What to work on »
Please output the lines shown below exactly as they appear.
....................
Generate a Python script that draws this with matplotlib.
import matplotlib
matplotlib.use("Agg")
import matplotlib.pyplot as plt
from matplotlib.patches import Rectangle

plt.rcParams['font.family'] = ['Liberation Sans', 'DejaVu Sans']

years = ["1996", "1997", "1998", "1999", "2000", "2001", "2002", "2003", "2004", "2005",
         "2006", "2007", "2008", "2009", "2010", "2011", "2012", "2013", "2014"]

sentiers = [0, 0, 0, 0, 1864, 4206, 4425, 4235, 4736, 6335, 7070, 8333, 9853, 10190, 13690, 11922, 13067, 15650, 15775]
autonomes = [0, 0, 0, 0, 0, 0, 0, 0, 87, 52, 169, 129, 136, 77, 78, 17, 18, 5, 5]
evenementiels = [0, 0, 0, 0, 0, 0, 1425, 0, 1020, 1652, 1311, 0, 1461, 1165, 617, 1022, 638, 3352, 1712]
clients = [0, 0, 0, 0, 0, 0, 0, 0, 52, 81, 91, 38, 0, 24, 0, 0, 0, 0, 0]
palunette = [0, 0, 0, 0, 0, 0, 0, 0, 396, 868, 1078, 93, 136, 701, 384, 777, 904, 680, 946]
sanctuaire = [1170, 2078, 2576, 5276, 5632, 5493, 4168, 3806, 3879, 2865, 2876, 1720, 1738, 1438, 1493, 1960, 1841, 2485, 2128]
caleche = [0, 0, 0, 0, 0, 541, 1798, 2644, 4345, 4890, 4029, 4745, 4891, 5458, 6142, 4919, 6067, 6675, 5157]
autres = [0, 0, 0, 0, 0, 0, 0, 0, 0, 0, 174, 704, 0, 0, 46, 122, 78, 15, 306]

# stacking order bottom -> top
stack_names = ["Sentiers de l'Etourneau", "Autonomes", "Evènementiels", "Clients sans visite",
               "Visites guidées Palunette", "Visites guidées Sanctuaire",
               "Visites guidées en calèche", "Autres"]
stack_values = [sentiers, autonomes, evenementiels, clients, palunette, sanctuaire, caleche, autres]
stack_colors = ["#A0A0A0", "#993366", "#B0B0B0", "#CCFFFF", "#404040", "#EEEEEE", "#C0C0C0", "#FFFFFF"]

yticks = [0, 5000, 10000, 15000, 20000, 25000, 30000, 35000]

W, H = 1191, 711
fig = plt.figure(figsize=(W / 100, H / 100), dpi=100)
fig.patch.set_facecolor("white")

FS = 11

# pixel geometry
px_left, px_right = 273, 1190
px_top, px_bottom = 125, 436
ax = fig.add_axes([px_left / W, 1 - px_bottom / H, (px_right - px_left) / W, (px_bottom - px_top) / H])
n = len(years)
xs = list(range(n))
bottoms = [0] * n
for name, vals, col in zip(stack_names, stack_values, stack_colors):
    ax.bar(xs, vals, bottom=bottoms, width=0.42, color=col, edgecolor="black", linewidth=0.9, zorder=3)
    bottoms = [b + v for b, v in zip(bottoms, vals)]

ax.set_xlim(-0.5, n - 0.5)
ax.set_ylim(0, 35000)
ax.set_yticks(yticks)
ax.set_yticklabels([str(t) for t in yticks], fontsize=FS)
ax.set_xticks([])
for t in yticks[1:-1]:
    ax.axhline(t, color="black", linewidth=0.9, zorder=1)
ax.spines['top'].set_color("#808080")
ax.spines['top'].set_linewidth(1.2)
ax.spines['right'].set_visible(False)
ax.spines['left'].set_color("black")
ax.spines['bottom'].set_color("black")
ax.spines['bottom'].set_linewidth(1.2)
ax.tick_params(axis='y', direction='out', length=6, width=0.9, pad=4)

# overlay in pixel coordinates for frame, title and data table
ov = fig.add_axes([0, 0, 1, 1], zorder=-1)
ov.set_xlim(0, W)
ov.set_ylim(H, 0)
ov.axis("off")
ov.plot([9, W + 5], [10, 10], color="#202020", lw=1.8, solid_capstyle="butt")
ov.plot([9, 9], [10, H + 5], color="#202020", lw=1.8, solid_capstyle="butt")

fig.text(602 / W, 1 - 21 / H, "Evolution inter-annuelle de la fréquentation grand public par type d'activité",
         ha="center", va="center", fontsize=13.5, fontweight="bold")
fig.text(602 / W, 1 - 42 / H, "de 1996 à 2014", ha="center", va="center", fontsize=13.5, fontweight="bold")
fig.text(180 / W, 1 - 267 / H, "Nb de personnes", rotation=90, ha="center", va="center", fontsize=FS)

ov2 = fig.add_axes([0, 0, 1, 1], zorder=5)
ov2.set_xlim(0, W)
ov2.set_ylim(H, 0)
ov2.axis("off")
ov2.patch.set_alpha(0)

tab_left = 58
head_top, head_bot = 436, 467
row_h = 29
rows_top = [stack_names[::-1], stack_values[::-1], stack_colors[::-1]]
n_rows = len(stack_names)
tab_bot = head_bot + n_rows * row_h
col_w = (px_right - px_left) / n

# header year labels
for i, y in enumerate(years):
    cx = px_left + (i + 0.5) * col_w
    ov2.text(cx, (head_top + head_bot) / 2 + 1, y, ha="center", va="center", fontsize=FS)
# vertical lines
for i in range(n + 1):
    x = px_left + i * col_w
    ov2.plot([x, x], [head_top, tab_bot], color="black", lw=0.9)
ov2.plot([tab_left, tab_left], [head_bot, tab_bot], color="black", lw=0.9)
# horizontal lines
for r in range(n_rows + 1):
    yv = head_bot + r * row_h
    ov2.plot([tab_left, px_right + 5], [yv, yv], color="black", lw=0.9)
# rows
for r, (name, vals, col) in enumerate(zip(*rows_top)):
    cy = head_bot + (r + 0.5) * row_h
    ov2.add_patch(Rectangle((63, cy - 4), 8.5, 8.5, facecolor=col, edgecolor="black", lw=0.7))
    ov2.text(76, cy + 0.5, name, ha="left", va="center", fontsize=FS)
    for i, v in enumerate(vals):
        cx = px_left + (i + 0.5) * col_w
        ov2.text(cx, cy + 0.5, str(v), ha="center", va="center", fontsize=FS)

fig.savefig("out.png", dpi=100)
....................
Solution below »
Generate a Python script that draws this with matplotlib.
import matplotlib
matplotlib.use("Agg")
import matplotlib.pyplot as plt
from matplotlib.patches import Rectangle

plt.rcParams['font.family'] = ['Liberation Sans', 'DejaVu Sans']

years = ["1996", "1997", "1998", "1999", "2000", "2001", "2002", "2003", "2004", "2005",
         "2006", "2007", "2008", "2009", "2010", "2011", "2012", "2013", "2014"]

sentiers = [0, 0, 0, 0, 1864, 4206, 4425, 4235, 4736, 6335, 7070, 8333, 9853, 10190, 13690, 11922, 13067, 15650, 15775]
autonomes = [0, 0, 0, 0, 0, 0, 0, 0, 87, 52, 169, 129, 136, 77, 78, 17, 18, 5, 5]
evenementiels = [0, 0, 0, 0, 0, 0, 1425, 0, 1020, 1652, 1311, 0, 1461, 1165, 617, 1022, 638, 3352, 1712]
clients = [0, 0, 0, 0, 0, 0, 0, 0, 52, 81, 91, 38, 0, 24, 0, 0, 0, 0, 0]
palunette = [0, 0, 0, 0, 0, 0, 0, 0, 396, 868, 1078, 93, 136, 701, 384, 777, 904, 680, 946]
sanctuaire = [1170, 2078, 2576, 5276, 5632, 5493, 4168, 3806, 3879, 2865, 2876, 1720, 1738, 1438, 1493, 1960, 1841, 2485, 2128]
caleche = [0, 0, 0, 0, 0, 541, 1798, 2644, 4345, 4890, 4029, 4745, 4891, 5458, 6142, 4919, 6067, 6675, 5157]
autres = [0, 0, 0, 0, 0, 0, 0, 0, 0, 0, 174, 704, 0, 0, 46, 122, 78, 15, 306]

# stacking order bottom -> top
stack_names = ["Sentiers de l'Etourneau", "Autonomes", "Evènementiels", "Clients sans visite",
               "Visites guidées Palunette", "Visites guidées Sanctuaire",
               "Visites guidées en calèche", "Autres"]
stack_values = [sentiers, autonomes, evenementiels, clients, palunette, sanctuaire, caleche, autres]
stack_colors = ["#A0A0A0", "#993366", "#B0B0B0", "#CCFFFF", "#404040", "#EEEEEE", "#C0C0C0", "#FFFFFF"]

yticks = [0, 5000, 10000, 15000, 20000, 25000, 30000, 35000]

W, H = 1191, 711
fig = plt.figure(figsize=(W / 100, H / 100), dpi=100)
fig.patch.set_facecolor("white")

FS = 11

# pixel geometry
px_left, px_right = 273, 1190
px_top, px_bottom = 125, 436
ax = fig.add_axes([px_left / W, 1 - px_bottom / H, (px_right - px_left) / W, (px_bottom - px_top) / H])
n = len(years)
xs = list(range(n))
bottoms = [0] * n
for name, vals, col in zip(stack_names, stack_values, stack_colors):
    ax.bar(xs, vals, bottom=bottoms, width=0.42, color=col, edgecolor="black", linewidth=0.9, zorder=3)
    bottoms = [b + v for b, v in zip(bottoms, vals)]

ax.set_xlim(-0.5, n - 0.5)
ax.set_ylim(0, 35000)
ax.set_yticks(yticks)
ax.set_yticklabels([str(t) for t in yticks], fontsize=FS)
ax.set_xticks([])
for t in yticks[1:-1]:
    ax.axhline(t, color="black", linewidth=0.9, zorder=1)
ax.spines['top'].set_color("#808080")
ax.spines['top'].set_linewidth(1.2)
ax.spines['right'].set_visible(False)
ax.spines['left'].set_color("black")
ax.spines['bottom'].set_color("black")
ax.spines['bottom'].set_linewidth(1.2)
ax.tick_params(axis='y', direction='out', length=6, width=0.9, pad=4)

# overlay in pixel coordinates for frame, title and data table
ov = fig.add_axes([0, 0, 1, 1], zorder=-1)
ov.set_xlim(0, W)
ov.set_ylim(H, 0)
ov.axis("off")
ov.plot([9, W + 5], [10, 10], color="#202020", lw=1.8, solid_capstyle="butt")
ov.plot([9, 9], [10, H + 5], color="#202020", lw=1.8, solid_capstyle="butt")

fig.text(602 / W, 1 - 21 / H, "Evolution inter-annuelle de la fréquentation grand public par type d'activité",
         ha="center", va="center", fontsize=13.5, fontweight="bold")
fig.text(602 / W, 1 - 42 / H, "de 1996 à 2014", ha="center", va="center", fontsize=13.5, fontweight="bold")
fig.text(180 / W, 1 - 267 / H, "Nb de personnes", rotation=90, ha="center", va="center", fontsize=FS)

ov2 = fig.add_axes([0, 0, 1, 1], zorder=5)
ov2.set_xlim(0, W)
ov2.set_ylim(H, 0)
ov2.axis("off")
ov2.patch.set_alpha(0)

tab_left = 58
head_top, head_bot = 436, 467
row_h = 29
rows_top = [stack_names[::-1], stack_values[::-1], stack_colors[::-1]]
n_rows = len(stack_names)
tab_bot = head_bot + n_rows * row_h
col_w = (px_right - px_left) / n

# header year labels
for i, y in enumerate(years):
    cx = px_left + (i + 0.5) * col_w
    ov2.text(cx, (head_top + head_bot) / 2 + 1, y, ha="center", va="center", fontsize=FS)
# vertical lines
for i in range(n + 1):
    x = px_left + i * col_w
    ov2.plot([x, x], [head_top, tab_bot], color="black", lw=0.9)
ov2.plot([tab_left, tab_left], [head_bot, tab_bot], color="black", lw=0.9)
# horizontal lines
for r in range(n_rows + 1):
    yv = head_bot + r * row_h
    ov2.plot([tab_left, px_right + 5], [yv, yv], color="black", lw=0.9)
# rows
for r, (name, vals, col) in enumerate(zip(*rows_top)):
    cy = head_bot + (r + 0.5) * row_h
    ov2.add_patch(Rectangle((63, cy - 4), 8.5, 8.5, facecolor=col, edgecolor="black", lw=0.7))
    ov2.text(76, cy + 0.5, name, ha="left", va="center", fontsize=FS)
    for i, v in enumerate(vals):
        cx = px_left + (i + 0.5) * col_w
        ov2.text(cx, cy + 0.5, str(v), ha="center", va="center", fontsize=FS)

fig.savefig("out.png", dpi=100)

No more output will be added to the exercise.